> _Data listing_:
╭──

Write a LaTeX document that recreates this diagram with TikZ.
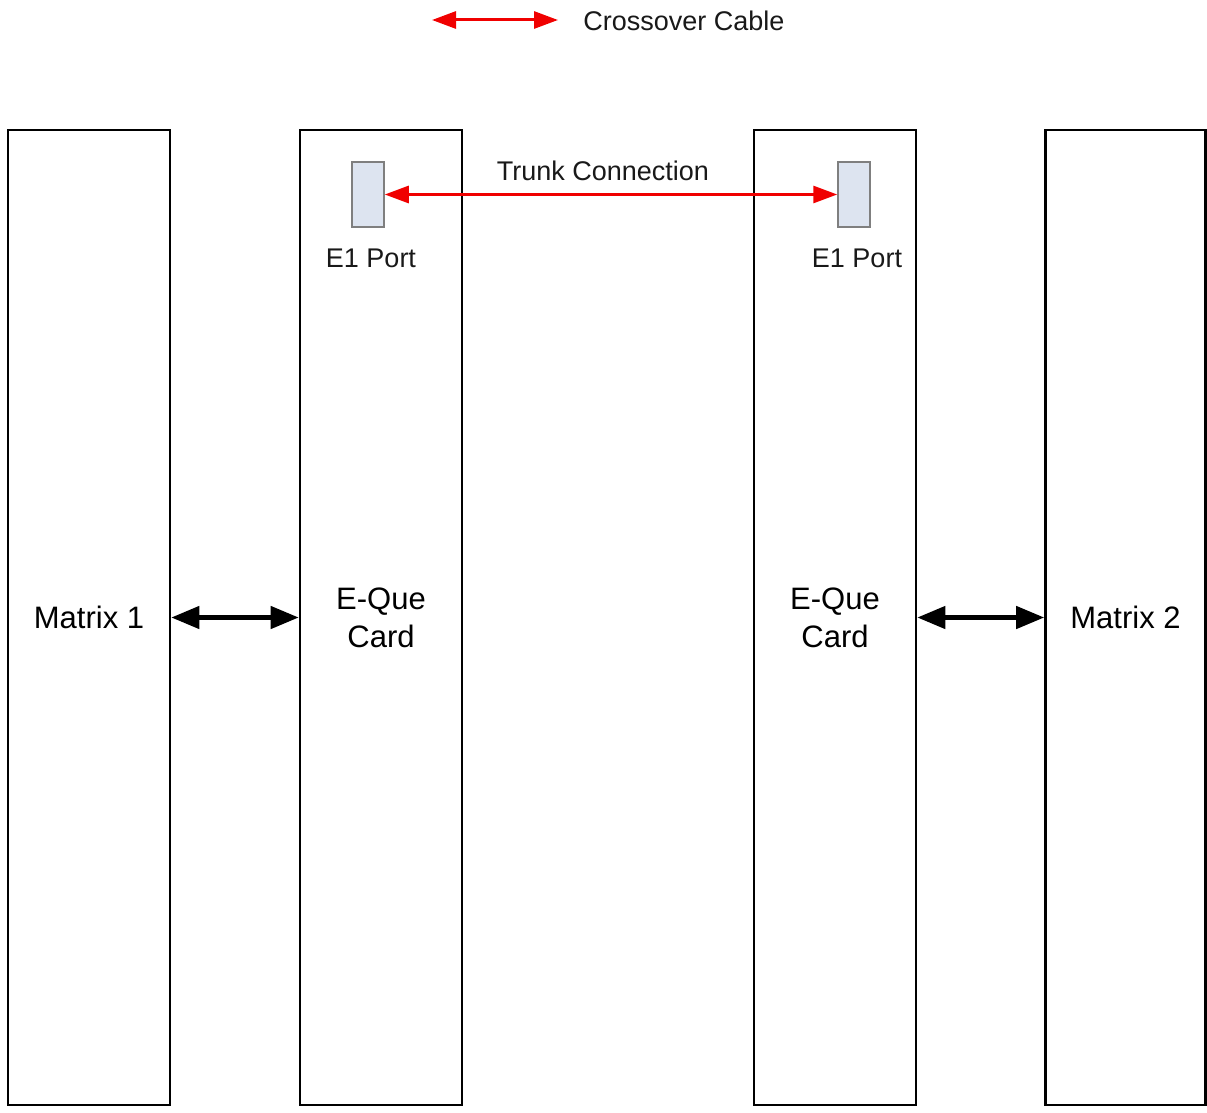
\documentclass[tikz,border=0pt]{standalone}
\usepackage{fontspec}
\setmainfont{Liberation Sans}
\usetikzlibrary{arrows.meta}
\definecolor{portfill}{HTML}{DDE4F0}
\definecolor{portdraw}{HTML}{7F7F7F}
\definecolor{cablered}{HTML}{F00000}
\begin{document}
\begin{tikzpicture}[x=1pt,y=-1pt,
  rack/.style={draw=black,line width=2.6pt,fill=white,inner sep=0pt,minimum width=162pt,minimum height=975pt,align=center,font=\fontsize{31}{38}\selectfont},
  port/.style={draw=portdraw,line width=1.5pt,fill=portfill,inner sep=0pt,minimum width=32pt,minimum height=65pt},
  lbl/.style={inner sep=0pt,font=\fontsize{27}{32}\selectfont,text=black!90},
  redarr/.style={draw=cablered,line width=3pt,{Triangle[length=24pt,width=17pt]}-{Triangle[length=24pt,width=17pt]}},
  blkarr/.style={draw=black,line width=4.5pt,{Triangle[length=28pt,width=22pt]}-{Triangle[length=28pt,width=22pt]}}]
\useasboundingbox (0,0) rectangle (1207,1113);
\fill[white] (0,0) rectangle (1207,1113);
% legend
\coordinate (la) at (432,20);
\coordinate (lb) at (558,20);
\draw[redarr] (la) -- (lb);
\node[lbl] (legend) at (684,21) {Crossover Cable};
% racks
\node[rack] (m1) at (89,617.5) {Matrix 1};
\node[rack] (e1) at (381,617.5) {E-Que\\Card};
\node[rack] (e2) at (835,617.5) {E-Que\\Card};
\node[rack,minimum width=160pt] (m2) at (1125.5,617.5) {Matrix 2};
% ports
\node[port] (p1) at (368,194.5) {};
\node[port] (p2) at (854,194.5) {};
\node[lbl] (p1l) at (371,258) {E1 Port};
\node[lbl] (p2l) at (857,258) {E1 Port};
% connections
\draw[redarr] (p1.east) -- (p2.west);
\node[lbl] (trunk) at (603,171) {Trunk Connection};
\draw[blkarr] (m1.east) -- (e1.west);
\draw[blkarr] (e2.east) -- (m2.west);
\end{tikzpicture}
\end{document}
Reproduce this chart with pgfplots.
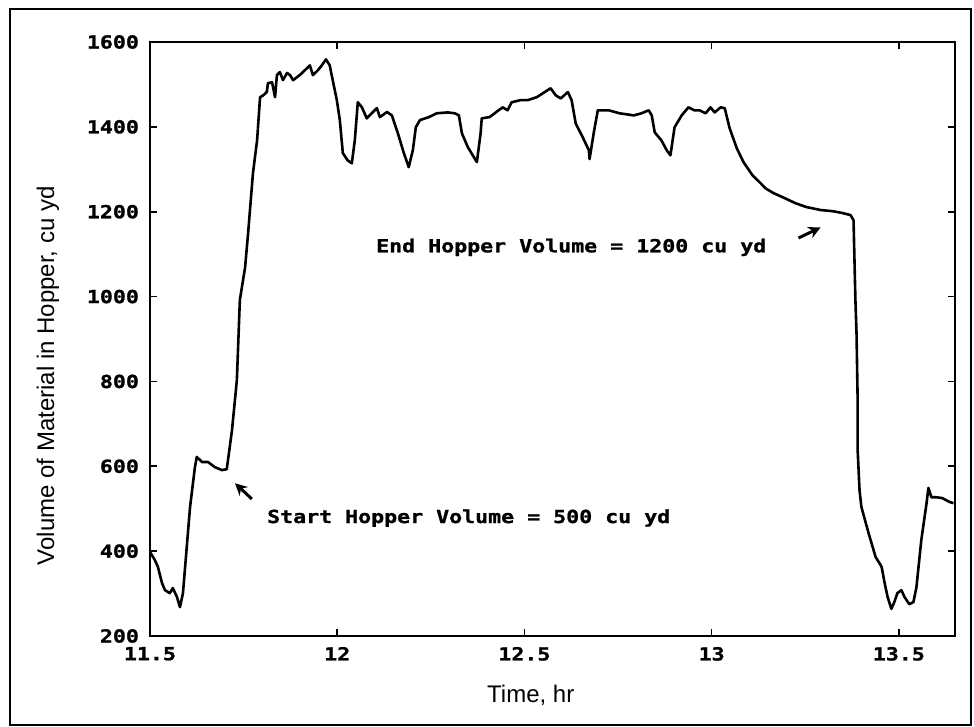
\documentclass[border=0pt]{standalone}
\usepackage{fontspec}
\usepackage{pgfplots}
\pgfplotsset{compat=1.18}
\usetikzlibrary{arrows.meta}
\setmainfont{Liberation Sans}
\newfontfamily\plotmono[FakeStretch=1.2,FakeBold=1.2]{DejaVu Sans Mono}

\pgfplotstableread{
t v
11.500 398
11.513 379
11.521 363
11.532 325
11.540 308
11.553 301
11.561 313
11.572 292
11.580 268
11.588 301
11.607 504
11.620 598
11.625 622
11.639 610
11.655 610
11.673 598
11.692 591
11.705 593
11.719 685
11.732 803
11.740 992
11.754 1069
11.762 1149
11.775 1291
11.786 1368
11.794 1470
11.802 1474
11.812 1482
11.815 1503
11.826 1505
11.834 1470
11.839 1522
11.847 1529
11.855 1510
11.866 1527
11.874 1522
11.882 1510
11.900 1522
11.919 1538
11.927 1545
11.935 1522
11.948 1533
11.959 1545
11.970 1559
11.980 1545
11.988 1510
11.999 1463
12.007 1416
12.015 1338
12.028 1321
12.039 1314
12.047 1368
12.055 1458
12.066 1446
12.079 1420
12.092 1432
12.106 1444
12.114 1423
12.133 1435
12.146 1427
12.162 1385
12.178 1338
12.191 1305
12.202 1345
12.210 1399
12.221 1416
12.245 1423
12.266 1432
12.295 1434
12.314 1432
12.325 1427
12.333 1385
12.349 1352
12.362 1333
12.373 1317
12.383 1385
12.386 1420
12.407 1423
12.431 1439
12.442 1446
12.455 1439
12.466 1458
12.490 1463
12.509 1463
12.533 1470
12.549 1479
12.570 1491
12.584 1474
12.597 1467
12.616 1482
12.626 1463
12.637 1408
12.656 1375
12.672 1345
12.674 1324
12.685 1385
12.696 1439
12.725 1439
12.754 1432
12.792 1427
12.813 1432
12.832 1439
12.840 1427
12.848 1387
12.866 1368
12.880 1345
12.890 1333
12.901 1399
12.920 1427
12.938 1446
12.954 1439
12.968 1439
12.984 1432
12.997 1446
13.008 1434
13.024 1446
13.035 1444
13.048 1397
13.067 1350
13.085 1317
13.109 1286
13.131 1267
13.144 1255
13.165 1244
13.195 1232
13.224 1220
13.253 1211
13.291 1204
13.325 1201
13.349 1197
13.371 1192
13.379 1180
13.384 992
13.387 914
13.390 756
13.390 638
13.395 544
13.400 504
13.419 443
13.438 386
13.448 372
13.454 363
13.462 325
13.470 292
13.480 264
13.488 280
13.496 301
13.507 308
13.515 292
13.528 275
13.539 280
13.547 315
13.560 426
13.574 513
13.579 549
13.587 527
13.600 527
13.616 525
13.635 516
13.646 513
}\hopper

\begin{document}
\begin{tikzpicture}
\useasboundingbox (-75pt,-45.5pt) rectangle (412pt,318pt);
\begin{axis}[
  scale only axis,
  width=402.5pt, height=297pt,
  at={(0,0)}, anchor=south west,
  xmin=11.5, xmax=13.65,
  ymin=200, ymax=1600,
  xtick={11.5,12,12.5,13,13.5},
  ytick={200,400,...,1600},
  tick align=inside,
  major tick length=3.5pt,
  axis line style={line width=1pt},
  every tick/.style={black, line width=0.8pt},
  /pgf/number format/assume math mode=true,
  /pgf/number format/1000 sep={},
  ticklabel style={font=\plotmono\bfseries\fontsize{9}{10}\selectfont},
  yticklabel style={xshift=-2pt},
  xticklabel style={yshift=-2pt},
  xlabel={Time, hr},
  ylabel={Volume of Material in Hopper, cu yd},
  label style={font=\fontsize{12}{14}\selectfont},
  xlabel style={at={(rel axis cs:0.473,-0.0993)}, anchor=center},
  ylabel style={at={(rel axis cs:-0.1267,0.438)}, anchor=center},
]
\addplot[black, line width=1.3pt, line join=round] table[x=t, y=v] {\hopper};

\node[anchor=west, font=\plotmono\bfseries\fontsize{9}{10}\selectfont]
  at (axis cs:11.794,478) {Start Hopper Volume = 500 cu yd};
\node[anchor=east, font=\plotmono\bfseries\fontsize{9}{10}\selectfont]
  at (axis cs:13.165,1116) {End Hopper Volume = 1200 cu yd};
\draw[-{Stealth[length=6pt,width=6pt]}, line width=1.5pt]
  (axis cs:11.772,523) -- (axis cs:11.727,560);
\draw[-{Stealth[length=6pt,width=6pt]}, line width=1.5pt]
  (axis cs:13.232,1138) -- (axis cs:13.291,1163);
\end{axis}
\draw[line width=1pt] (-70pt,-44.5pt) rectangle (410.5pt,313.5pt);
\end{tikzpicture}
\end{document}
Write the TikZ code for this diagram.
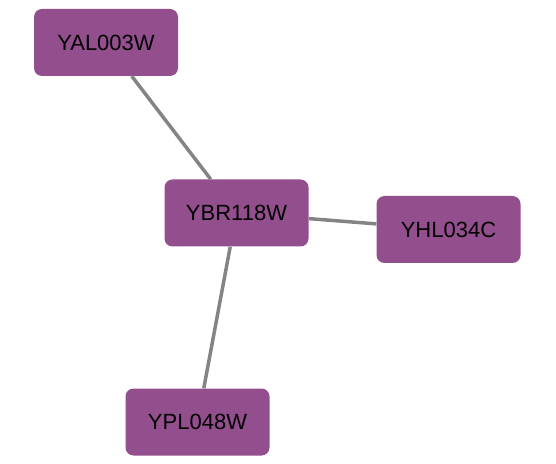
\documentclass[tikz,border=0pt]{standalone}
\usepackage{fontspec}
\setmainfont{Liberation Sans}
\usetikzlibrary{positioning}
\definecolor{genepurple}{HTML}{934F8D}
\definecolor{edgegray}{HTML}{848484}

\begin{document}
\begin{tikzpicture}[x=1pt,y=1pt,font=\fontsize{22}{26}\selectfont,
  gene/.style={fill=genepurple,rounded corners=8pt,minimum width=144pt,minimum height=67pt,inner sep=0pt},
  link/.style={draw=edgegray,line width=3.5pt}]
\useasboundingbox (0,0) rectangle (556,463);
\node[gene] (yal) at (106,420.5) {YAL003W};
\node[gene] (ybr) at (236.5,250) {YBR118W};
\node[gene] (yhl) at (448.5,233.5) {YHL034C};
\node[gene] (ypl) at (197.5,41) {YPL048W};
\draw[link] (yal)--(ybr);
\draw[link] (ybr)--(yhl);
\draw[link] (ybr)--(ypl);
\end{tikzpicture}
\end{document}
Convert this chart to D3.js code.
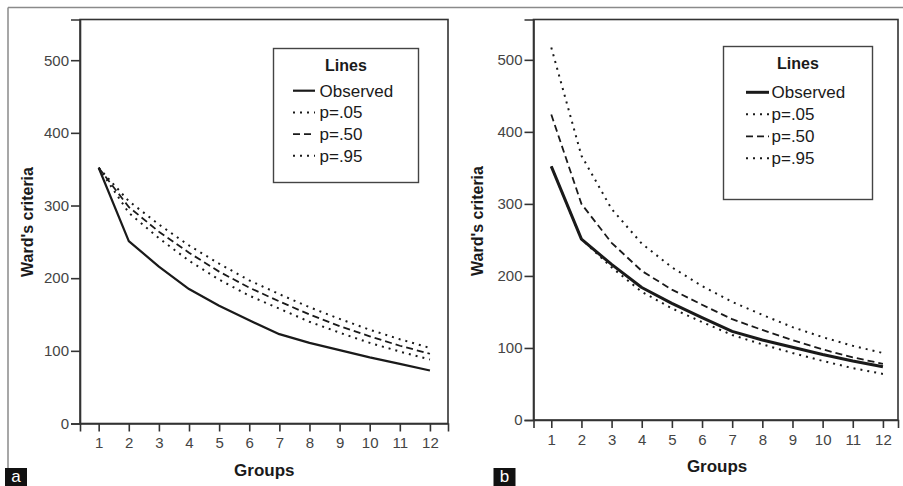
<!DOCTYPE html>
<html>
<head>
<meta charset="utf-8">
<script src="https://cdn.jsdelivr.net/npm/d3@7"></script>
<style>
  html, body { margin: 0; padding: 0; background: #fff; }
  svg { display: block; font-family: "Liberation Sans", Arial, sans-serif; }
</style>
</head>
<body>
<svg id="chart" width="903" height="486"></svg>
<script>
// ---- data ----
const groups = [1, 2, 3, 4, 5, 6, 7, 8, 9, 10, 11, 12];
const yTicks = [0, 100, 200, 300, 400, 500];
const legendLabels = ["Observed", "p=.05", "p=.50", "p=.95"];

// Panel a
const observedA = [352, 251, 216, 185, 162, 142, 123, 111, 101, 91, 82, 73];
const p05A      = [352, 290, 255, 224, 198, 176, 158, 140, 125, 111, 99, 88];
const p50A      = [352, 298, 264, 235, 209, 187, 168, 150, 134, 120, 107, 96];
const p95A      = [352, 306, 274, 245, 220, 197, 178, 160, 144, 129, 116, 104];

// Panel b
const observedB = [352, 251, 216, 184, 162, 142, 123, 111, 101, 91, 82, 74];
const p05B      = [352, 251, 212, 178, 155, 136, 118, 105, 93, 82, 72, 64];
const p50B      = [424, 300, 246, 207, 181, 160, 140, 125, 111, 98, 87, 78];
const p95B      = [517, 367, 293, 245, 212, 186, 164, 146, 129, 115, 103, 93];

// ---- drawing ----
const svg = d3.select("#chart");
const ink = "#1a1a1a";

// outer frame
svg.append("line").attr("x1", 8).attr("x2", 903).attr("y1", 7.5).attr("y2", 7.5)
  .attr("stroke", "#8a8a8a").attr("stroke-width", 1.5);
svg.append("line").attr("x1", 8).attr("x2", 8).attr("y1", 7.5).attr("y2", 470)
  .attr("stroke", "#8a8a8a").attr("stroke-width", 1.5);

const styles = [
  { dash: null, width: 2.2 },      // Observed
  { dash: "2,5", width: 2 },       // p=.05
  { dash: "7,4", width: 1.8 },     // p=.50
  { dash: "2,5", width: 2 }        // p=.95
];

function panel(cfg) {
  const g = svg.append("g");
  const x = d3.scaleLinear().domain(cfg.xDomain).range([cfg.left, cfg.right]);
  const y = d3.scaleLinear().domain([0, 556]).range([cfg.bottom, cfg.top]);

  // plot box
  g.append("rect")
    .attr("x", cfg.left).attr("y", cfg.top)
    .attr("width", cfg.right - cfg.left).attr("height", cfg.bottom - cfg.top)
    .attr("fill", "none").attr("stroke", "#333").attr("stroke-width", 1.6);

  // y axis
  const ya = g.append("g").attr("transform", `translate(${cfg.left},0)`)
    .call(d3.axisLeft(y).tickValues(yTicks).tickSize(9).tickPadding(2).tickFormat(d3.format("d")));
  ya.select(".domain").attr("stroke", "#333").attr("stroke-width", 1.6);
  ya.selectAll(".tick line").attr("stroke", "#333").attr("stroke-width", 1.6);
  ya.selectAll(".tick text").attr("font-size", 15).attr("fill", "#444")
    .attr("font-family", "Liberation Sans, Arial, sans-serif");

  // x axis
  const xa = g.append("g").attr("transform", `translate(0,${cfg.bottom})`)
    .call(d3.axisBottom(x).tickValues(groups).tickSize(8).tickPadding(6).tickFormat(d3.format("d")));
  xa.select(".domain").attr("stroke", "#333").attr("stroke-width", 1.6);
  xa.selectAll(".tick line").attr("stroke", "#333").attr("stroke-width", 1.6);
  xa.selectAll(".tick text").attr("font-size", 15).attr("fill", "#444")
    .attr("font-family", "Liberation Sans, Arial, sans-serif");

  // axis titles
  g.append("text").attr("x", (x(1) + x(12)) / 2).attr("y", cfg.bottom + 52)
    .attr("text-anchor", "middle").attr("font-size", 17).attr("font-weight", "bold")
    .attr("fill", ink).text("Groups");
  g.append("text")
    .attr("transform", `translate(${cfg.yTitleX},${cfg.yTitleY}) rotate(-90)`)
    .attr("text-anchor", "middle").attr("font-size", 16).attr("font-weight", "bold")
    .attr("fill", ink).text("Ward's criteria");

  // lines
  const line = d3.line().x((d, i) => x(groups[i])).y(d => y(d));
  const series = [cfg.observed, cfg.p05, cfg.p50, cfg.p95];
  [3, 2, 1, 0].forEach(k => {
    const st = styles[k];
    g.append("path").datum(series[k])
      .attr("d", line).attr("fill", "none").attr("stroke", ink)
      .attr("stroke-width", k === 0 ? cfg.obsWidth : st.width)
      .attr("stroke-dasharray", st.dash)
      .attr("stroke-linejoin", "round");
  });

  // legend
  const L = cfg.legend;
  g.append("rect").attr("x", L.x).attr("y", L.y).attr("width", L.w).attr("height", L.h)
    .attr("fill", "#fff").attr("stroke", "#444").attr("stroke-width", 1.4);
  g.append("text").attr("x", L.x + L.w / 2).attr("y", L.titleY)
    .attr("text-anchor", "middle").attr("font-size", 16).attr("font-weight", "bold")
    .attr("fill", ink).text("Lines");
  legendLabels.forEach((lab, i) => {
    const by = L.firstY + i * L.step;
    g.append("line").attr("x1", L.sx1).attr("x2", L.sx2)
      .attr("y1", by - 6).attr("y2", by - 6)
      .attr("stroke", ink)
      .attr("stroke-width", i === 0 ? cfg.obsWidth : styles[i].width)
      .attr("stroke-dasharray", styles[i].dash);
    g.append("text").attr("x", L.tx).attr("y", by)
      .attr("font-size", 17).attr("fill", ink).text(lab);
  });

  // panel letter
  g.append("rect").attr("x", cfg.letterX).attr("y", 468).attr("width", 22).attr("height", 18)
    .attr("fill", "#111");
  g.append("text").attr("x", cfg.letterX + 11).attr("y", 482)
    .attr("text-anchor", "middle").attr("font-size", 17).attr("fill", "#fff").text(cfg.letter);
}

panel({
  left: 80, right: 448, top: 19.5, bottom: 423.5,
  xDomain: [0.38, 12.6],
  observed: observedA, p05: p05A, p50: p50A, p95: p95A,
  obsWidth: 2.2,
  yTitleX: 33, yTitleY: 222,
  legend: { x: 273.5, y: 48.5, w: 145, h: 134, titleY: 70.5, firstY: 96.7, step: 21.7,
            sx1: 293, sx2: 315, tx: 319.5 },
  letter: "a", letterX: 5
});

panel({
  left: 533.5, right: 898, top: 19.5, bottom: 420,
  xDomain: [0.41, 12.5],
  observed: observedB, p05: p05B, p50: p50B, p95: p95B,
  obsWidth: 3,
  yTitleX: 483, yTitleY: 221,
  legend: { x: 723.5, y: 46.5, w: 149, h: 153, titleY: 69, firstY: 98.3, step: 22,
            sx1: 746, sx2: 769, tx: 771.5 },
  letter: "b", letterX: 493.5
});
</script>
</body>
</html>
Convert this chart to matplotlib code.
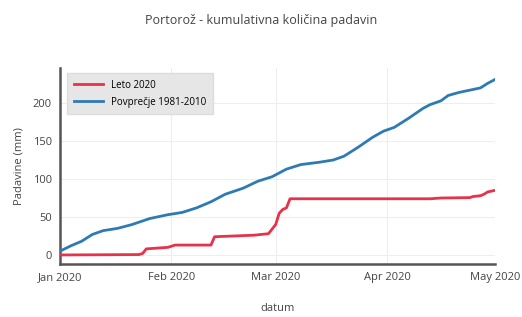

╰──

> _Your instructions_: Only the lines from the one bearing "Write the TikZ code for this diagram." to the one bearing "129, 116, 104];", both included, should be restated word for word, with pictures left out.

> _Result of the exercise_:
Write the TikZ code for this diagram.
\documentclass[tikz,border=0pt]{standalone}
\usepackage{fontspec}
\setmainfont{Liberation Sans}
\usetikzlibrary{positioning}
\definecolor{genepurple}{HTML}{934F8D}
\definecolor{edgegray}{HTML}{848484}

\begin{document}
\begin{tikzpicture}[x=1pt,y=1pt,font=\fontsize{22}{26}\selectfont,
  gene/.style={fill=genepurple,rounded corners=8pt,minimum width=144pt,minimum height=67pt,inner sep=0pt},
  link/.style={draw=edgegray,line width=3.5pt}]
\useasboundingbox (0,0) rectangle (556,463);
\node[gene] (yal) at (106,420.5) {YAL003W};
\node[gene] (ybr) at (236.5,250) {YBR118W};
\node[gene] (yhl) at (448.5,233.5) {YHL034C};
\node[gene] (ypl) at (197.5,41) {YPL048W};
\draw[link] (yal)--(ybr);
\draw[link] (ybr)--(yhl);
\draw[link] (ybr)--(ypl);
\end{tikzpicture}
\end{document}
Convert this chart to D3.js code.
<!DOCTYPE html>
<html>
<head>
<meta charset="utf-8">
<script src="https://cdn.jsdelivr.net/npm/d3@7"></script>
<style>
  html, body { margin: 0; padding: 0; background: #fff; }
  svg { display: block; font-family: "Liberation Sans", Arial, sans-serif; }
</style>
</head>
<body>
<svg id="chart" width="903" height="486"></svg>
<script>
// ---- data ----
const groups = [1, 2, 3, 4, 5, 6, 7, 8, 9, 10, 11, 12];
const yTicks = [0, 100, 200, 300, 400, 500];
const legendLabels = ["Observed", "p=.05", "p=.50", "p=.95"];

// Panel a
const observedA = [352, 251, 216, 185, 162, 142, 123, 111, 101, 91, 82, 73];
const p05A      = [352, 290, 255, 224, 198, 176, 158, 140, 125, 111, 99, 88];
const p50A      = [352, 298, 264, 235, 209, 187, 168, 150, 134, 120, 107, 96];
const p95A      = [352, 306, 274, 245, 220, 197, 178, 160, 144, 129, 116, 104];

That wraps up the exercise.